Exercise: Report back each line of the records that contains the string "picture".
━━━━━━━━━━
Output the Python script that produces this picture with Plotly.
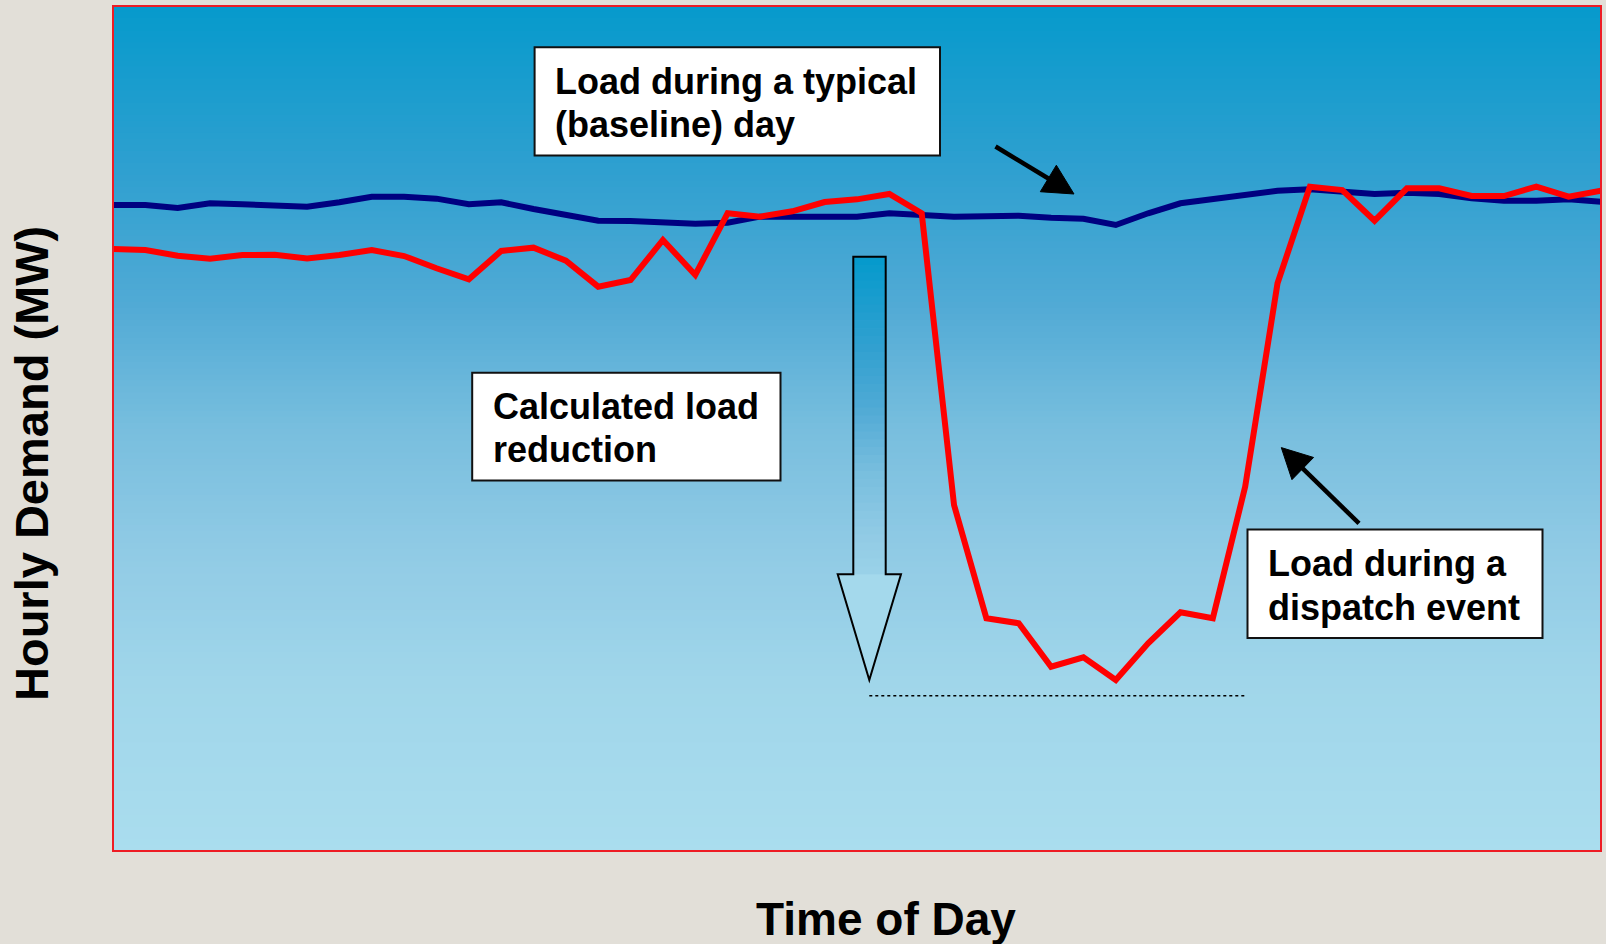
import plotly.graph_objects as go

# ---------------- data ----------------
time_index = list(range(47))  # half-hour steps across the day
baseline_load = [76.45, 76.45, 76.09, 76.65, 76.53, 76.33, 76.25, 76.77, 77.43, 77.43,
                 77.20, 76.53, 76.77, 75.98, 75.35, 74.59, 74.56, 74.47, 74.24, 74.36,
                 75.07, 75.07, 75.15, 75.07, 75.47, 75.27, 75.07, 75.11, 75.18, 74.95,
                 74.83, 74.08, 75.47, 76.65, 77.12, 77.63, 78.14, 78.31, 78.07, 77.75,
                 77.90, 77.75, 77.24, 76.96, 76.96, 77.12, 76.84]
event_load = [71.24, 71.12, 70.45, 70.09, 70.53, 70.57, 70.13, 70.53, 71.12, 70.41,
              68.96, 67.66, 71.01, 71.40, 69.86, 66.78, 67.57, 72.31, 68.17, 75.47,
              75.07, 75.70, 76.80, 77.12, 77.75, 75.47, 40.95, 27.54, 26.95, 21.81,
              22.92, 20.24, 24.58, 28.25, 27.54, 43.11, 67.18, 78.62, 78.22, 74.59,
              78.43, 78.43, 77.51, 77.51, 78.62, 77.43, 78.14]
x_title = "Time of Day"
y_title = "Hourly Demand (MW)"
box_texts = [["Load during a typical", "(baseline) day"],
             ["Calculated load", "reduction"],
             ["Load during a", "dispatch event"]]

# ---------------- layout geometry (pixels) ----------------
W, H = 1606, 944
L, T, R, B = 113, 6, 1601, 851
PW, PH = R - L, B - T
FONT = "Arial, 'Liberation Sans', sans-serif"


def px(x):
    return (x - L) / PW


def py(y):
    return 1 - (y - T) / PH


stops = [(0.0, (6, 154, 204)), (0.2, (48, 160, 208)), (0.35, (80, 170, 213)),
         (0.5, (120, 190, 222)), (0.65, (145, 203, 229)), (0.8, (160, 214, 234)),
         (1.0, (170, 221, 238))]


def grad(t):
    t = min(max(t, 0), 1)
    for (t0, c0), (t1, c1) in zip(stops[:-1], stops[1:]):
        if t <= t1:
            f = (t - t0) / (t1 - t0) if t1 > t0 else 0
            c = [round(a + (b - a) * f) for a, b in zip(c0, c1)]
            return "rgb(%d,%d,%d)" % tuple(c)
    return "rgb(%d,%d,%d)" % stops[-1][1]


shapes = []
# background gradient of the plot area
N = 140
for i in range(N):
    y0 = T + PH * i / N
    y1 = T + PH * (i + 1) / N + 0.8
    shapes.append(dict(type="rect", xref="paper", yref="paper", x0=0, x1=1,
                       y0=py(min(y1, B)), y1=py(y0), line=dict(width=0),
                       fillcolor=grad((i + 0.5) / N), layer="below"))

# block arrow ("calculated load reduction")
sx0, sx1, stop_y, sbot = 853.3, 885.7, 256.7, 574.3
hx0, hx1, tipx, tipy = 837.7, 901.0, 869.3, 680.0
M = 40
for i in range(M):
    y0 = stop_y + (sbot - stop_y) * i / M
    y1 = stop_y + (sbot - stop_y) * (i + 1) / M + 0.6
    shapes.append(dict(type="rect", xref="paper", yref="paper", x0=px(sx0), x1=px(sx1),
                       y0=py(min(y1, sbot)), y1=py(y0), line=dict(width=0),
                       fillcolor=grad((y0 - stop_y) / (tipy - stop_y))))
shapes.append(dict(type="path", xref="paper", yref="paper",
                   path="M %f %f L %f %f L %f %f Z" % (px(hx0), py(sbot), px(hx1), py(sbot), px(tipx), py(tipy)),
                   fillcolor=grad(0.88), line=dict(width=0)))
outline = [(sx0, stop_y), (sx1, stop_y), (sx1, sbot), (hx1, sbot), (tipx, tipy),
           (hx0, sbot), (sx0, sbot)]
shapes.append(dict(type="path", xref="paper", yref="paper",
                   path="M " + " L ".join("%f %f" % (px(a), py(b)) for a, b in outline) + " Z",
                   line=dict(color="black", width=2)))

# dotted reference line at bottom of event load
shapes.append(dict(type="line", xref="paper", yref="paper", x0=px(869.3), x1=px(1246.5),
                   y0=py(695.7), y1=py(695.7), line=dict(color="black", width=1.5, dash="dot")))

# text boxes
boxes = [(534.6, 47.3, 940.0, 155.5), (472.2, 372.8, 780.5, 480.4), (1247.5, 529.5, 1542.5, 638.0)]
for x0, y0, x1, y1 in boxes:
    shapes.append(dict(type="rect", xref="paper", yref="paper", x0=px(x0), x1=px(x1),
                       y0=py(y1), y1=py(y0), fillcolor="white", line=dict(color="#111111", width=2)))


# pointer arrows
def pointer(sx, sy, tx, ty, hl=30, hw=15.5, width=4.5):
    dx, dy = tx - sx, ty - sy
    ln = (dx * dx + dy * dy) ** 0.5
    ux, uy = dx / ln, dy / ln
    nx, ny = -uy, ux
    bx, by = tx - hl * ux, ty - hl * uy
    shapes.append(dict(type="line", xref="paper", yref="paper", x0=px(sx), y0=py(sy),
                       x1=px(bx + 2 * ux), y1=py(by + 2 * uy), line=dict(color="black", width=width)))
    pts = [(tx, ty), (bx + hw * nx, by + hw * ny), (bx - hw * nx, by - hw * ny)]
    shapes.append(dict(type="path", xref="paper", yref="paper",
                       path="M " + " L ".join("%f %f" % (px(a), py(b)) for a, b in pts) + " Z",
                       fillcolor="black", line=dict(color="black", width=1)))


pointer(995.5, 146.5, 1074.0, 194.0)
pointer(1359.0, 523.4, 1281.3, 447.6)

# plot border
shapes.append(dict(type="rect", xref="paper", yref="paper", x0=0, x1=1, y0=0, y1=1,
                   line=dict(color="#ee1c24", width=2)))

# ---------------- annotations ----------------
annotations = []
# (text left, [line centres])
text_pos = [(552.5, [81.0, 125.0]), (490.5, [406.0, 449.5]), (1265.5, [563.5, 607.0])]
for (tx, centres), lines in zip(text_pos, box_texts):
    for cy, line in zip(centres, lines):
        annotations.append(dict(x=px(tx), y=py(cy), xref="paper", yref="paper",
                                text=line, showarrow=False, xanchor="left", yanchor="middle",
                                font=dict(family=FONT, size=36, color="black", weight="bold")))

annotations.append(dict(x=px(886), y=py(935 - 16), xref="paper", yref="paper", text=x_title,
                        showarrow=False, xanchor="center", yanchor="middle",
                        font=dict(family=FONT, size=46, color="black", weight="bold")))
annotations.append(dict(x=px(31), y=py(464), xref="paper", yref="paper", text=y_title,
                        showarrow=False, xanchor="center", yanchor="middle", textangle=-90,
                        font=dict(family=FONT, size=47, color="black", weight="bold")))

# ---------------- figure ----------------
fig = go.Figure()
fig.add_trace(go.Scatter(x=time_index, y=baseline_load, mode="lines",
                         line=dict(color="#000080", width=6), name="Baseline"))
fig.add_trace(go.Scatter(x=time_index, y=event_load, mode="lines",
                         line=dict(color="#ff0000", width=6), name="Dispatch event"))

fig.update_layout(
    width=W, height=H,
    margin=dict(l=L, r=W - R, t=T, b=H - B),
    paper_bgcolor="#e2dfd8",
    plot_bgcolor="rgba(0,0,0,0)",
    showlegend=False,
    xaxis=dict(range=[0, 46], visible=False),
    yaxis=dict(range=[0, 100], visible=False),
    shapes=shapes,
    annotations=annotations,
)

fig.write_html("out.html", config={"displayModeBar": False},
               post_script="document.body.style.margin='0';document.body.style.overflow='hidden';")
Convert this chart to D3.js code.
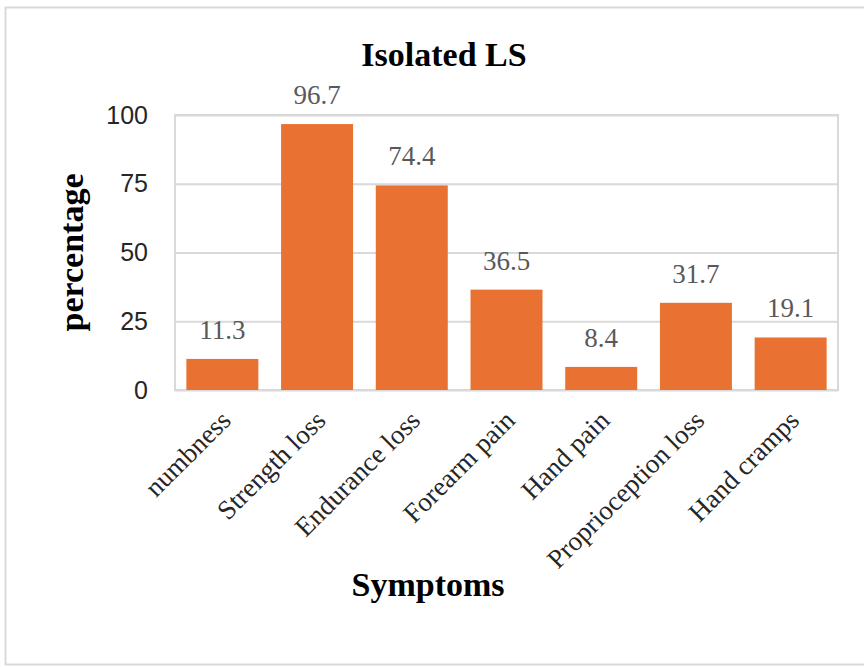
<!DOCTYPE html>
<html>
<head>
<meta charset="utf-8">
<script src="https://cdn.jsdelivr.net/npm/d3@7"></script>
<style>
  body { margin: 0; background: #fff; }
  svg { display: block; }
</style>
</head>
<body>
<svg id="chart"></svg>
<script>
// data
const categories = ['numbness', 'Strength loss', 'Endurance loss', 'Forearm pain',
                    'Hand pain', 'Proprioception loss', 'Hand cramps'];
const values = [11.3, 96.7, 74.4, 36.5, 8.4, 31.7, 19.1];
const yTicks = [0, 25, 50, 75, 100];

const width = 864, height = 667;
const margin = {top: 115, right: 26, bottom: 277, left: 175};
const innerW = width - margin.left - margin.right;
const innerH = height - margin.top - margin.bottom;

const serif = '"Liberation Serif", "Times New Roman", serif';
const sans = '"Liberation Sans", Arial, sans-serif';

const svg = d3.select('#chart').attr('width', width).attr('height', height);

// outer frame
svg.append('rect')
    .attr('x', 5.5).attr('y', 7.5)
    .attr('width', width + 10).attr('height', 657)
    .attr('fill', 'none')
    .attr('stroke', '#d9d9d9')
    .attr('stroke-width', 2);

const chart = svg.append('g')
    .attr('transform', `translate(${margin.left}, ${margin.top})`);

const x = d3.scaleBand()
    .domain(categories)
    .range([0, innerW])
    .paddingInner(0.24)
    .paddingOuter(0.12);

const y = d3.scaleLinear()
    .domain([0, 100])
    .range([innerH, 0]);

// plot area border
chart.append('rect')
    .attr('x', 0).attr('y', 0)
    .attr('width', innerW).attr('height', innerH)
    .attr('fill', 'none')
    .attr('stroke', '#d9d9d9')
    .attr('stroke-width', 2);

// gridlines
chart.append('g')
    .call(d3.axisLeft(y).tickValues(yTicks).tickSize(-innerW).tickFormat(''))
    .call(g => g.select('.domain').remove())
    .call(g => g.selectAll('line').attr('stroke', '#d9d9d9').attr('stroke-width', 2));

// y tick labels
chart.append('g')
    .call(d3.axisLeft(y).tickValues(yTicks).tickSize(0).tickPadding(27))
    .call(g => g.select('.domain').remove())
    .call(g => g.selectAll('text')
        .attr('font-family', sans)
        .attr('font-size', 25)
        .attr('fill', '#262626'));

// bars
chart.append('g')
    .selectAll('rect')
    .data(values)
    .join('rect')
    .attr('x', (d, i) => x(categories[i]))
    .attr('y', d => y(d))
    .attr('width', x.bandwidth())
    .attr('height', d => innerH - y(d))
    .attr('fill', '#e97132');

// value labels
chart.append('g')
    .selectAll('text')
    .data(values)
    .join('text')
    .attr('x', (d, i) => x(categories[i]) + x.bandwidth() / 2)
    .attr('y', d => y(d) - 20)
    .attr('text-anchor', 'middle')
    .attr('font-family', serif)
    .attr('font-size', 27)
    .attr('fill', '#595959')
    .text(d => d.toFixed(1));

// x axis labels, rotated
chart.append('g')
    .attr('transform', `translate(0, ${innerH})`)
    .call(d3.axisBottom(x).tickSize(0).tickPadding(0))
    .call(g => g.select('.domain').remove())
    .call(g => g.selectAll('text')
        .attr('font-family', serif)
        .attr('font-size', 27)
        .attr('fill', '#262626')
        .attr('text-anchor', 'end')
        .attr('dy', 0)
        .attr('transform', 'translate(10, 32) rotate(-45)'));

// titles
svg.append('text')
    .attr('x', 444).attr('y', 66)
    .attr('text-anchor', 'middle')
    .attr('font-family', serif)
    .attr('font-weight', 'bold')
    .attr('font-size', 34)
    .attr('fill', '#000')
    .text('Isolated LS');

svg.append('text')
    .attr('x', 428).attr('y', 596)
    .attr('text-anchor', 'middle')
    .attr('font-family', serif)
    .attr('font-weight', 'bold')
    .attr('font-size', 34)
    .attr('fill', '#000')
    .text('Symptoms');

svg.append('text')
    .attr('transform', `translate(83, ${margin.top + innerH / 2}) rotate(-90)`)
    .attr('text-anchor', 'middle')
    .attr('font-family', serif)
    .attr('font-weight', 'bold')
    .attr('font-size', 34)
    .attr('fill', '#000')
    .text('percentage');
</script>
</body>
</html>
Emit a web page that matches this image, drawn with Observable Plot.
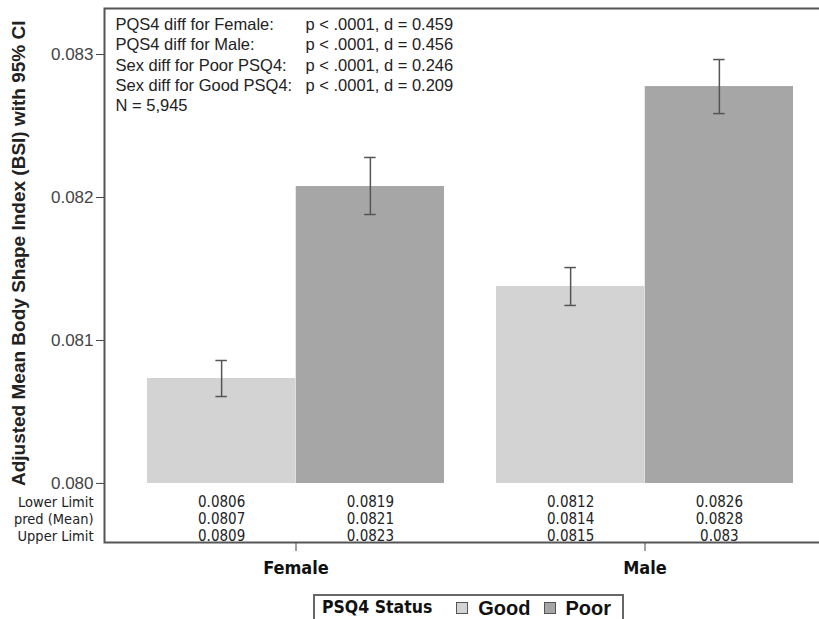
━━━━━━━━━━
Completed exercise:
Output the Python script that produces this picture with Plotly.

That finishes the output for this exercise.